Tula virus, PUUV, DOBV, SAAV and SEOV hantaviruses have been reported as circulating in Europe. Of these, PUUV and DOBV have caused the vast majority of human cases in Europe, with the exception of Switzerland where the only case was associated with Tula virus.[40] Recently, SAAV was also found to be responsible for human cases in Eastern Europe.[41] No confirmed cases of SEOV infection have so far been reported in Europe, although an unpublished case, confirmed by focus reduction neutralization tests, occurred in France (Lundkvist A, Pers. Comm.).[42] Imported hantavirus cases caused by DOBV in Sweden and Austria, HTNV in Austria and Sin Nombre virus[43] in France, have been rare.

In Western and Northern Europe (Fennoscandia), only PUUV infections have been reported. From West and North to East Europe, the PUUV/DOBV infection ratio varied from 3.6% in Southern Germany, to more than 50% in Slovenia and up to 100% in Greece.

The number of human cases is on the rise in almost all European countries, and record numbers of cases were noted in Finland (2603 cases in 2002 and 2526 cases in 2005[202]), Sweden (459 cases in 2004 and 2195 cases in 2007[203]), Germany (>1400 reported in September 2007[204]) and Belgium (372 cases in 2005) during the last 5 years (Table 3).[205] Mild winters and more frequent and productive mast events allow more rodents to survive over winter. Mild winters, especially, are responsible for an early start to the breeding season and, therefore, for larger rodent populations.[44–46]

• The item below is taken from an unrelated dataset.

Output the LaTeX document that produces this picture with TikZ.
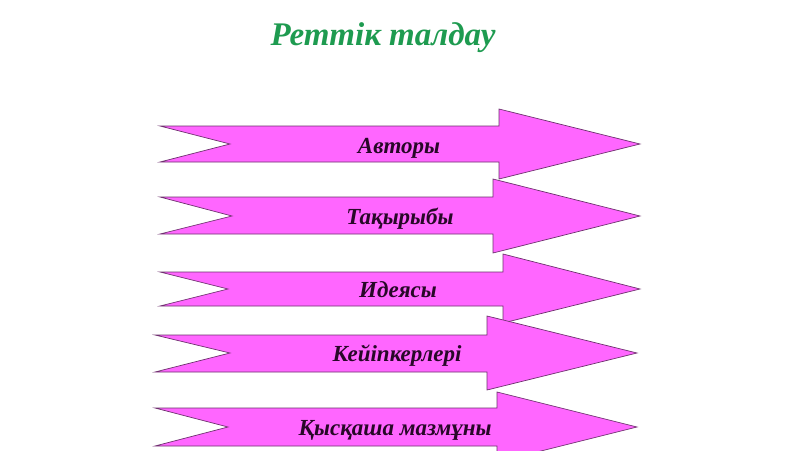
\documentclass[tikz,border=0pt]{standalone}
\usepackage{xcolor}
\usepackage{fontspec}
\setmainfont{Liberation Serif}
\definecolor{bandpink}{RGB}{255,102,255}
\definecolor{bandline}{RGB}{110,50,110}
\definecolor{labeltext}{RGB}{40,8,40}
\definecolor{headgreen}{RGB}{30,155,80}

\begin{document}
\begin{tikzpicture}[x=1pt, y=-1pt,
    band/.style={draw=bandline, fill=bandpink, line width=0.7pt, line join=miter},
    bandtext/.style={anchor=base, text=labeltext, font=\bfseries\itshape\fontsize{23}{27}\selectfont},
    heading/.style={anchor=base, text=headgreen, font=\bfseries\itshape\fontsize{33}{38}\selectfont}]
    \clip (0,0) rectangle (800,450);
    \fill[white] (0,0) rectangle (800,450);
    \node[heading] (title) at (383,45) {Реттік талдау};
    % arrows, top to bottom
    \draw[band] (160,126) -- (499,126) -- (499,109) -- (640,144) -- (499,179) -- (499,162) -- (160,162) -- (230,144) -- cycle;
    \node[bandtext] (avtory) at (399,153) {Авторы};
    \draw[band] (160,197) -- (493,197) -- (493,179) -- (640,216) -- (493,253) -- (493,234) -- (160,234) -- (232,216) -- cycle;
    \node[bandtext] (taqyryby) at (400,224) {Тақырыбы};
    \draw[band] (160,272) -- (503,272) -- (503,254) -- (640,289) -- (503,323) -- (503,306) -- (160,306) -- (228,289) -- cycle;
    \node[bandtext] (ideyasy) at (398,297) {Идеясы};
    \draw[band] (155,335) -- (487,335) -- (487,316) -- (637,353) -- (487,390) -- (487,372) -- (155,372) -- (230,353) -- cycle;
    \node[bandtext] (keyipkerleri) at (397,361) {Кейіпкерлері};
    \draw[band] (155,408) -- (497,408) -- (497,392) -- (637,427) -- (497,462) -- (497,446) -- (155,446) -- (228,427) -- cycle;
    \node[bandtext] (mazmuny) at (395,435) {Қысқаша мазмұны};
\end{tikzpicture}
\end{document}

Increased hantavirus activity in epidemic years occurs in nonsynchrony geographically and temporally in the EU and adjacent countries. In West Europe, especially in Belgium, a 3-year epidemic cycle occurred until 1999 (1990, 1993, 1996 and 1999). Between 1999 and 2005 a 2-year cycle was observed (1999, 2001, 2003 and 2005); 2006 was, again, an epidemic year, as was 2007 with more than 260 cases, and 2008, with more than 270 cases detected in the first 11 months, emerged as the fourth consecutive epidemic year. As this part of Europe is located in the temperate deciduous broad leaf-tree biome, rodent cycles are regulated by masting (i.e., the available food from mainly oak and beech trigger higher rodent population densities) and a simultaneous increase of virus circulation in the population. The key factor, however, is the pattern change in 1999, which is so far unexplained, but abiotic factors, such as climatic conditions, probably play their role.[47,48]

Norway, Sweden and Finland, with 1084, 3516 and 24,672 reported cases, respectively, account for most of the hantavirus cases in Europe. Located in the boreal forest biome, rodent population-density cycles depend mainly on predator–prey mechanisms. High incidences of HFRS similar to Finland occur in parts of European Russia (e.g., Bashkiria and Udmurtia regions) and parts of Northern Sweden.

The epidemiological pattern in Finland seems to be changing.[49] In Eastern Europe, the co-circulation of two or three hantaviruses, PUUV, DOBV and SAAV, could be noted. Austria represents an interesting mixture of patterns: in the low-altitude regions (West European) the mast-year pattern prevails, while at higher altitudes (northern European) the cyclic pattern is observed (Aberle S, Pers. Comm.[50]). The number of cases in Bosnia–Herzegovina peaked in 1995 with 354 cases[51] during the conflict in that region. The epidemiological pattern and the epidemic cycles are less clear than in Western or Northern Europe.